The crown city feels less royal these days. But the neighbors are still nosy, the streets still quiet at eight. It's almost like the Dido song. Daylight still comes. Tasks are still completed. Babies are born and all that jazz. And we still sleep and wake up again. I still have to find more work. Even though the sidewalks and dog beach, and human beach, call.
So freelancing is not what it sounds like. Not usually. Writing about travel, food, or fashion. Following exciting leads to other countries and taking your own photographs - without thinking about that crazy-ass expensive plane ticket you just bought, or how you abandoned your family somehow. Pitching successfully for decent amounts to reputable papers. Nope. It usually has something to do with a marketing dump. Website content that drones on about products and services. White papers that no one will ever read. PowerPoint presentations with too much of everything. Maybe one ad you're proud to call your own. Nope, wait - management didn't approve that one. They don't know why; something was just "not right."
The cool thing is when you reach that level of fed-up-ness, you can truly escape, maybe prowl for supplemental income elsewhere. Go try the local pubs, er publications. Consider joining the Navy. And there's always pro bono work like blogging and, well, other, sometimes less rewarding endeavors.
Or you can just go take a nap. Maybe read or hit up Facebook if you're feeling slightly above sloth-like.
(During one of these stints, when I ventured outside my bookmarks and started seriously trolling the web, I discovered a place called Honeydew, California. HEY! Far north. On the other side of the coastal mountains, in Humboldt County. Which reminded me of Humbert Humbert in Lolita. Which made me reconsider retiring there to be a stooped, wrinkled hermit with straggly, purple hair who writes something that will only be treasured in death.)

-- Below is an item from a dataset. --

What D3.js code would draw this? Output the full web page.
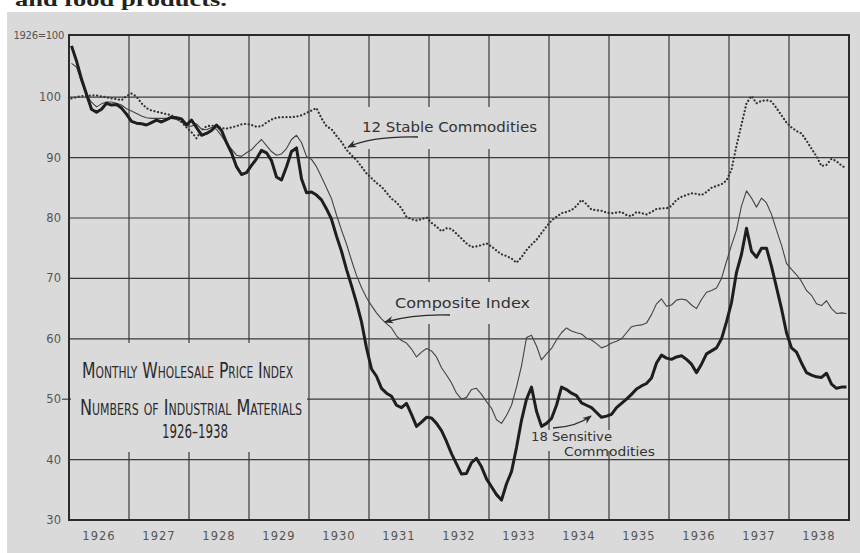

To snap out of these funks, I sometimes run. Then I get tired. And I have to think of someone like a Navy SEAL or Louis Zamperini, or my three-legged dog, to keep going. This morning it was Zamperini, a B-24 bombardier (pronounced bomb-ba-deer - so fun to say). Zamperini was an olympic runner, which you'd think would be "enough" - but then he goes on to be a warrior in one of the worst times and goes through Job-like experiences all in the name of life and friends and family and not being broken. His instinct and faith are more right and strong than anything I could plan or hope for. And Author Laura Hillenbrand is more victorious chronically ill than I could ever be in the best place in my life. Read some of her story. And read his story Unbroken if you want to gasp and laugh and gasp again every other page.